Certain words can make a dramatic difference in the outcomes of the generation. The keywords like highly detailed, ultra-realistic, 4K, 8K, UHD, and HDR are the game changers for the overall quality of the image. Adding “studio lighting” will introduce appealing textures to the image, while “accent lighting” can draw attention to specific features. Describing the image as “professional” can enhance color contrast and detail, while mentioning “vivid colors” will bring life to your image. Using terms like ultra-wide angle, panoramic, or long-shot will help guide the camera.
Packing your prompt with phrases related to artistic techniques and materials (such as trending on artstation, precise line-art, golden ratio, fine art, etc.) and those associated with artistic value (such as most beautiful image ever seen, epic composition, etc.) can also bring sophisticated improvements.
Negative prompts are parameters that inform the generation model about what you do not want to see in the final image. They help prevent AI from generating specific elements, fix image abnormalities, and improve overall quality. Here are some universal examples: blurry, cropped, cloned face, duplicate, error, ugly, wrong proportions, deform, fused fingers, extra arms, law quality res, watermark, and more.

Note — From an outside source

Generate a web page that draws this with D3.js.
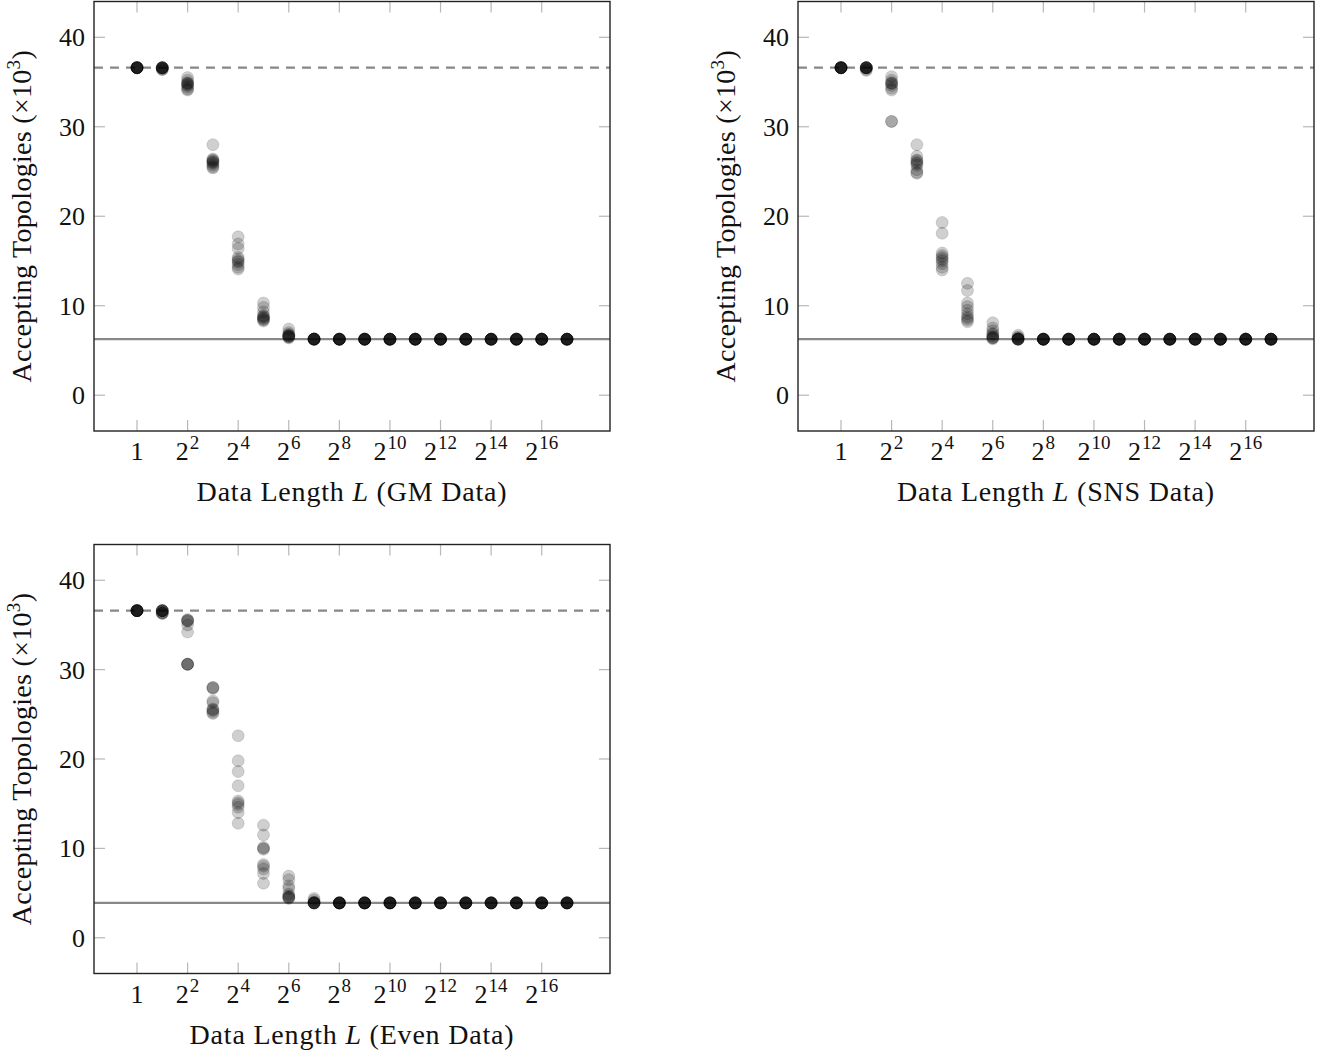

The order is almost as important as the vocabulary, guiding the AI in generating the desired output. Combine keywords to direct the focus of your prompt and note key phrases that influence image preference. Emphasize essential keywords with a full colon and decimal number, use parentheses for added importance, and brackets for less importance.
Typically, the earlier a word appears in the sentence, the more importance it is given. If the AI model didn’t take in some key phrase and failed to depict it in the generated image, try rearranging the order of words, placing the missing element earlier in the prompt.
Bad prompt: portrait of a woman looking directly at the camera, neck tattoo, urban pink background.
Good prompt: head and shoulders realistic photo portrait of a beautiful woman looking at the camera, white skin, pink lips, red hair, blue eyes, black tattoos on her neck, neon punk, highly detailed, pink neon city background.
Creating effective prompts requires both artistic imagination and technical skills. By including the necessary building blocks and following the proper prompt structure you ensure that the text-to-image generation model understands your vision and produces optimal output. However, don’t be afraid to experiment; the more you practice, the more adept you become, and the more remarkable your creations will be.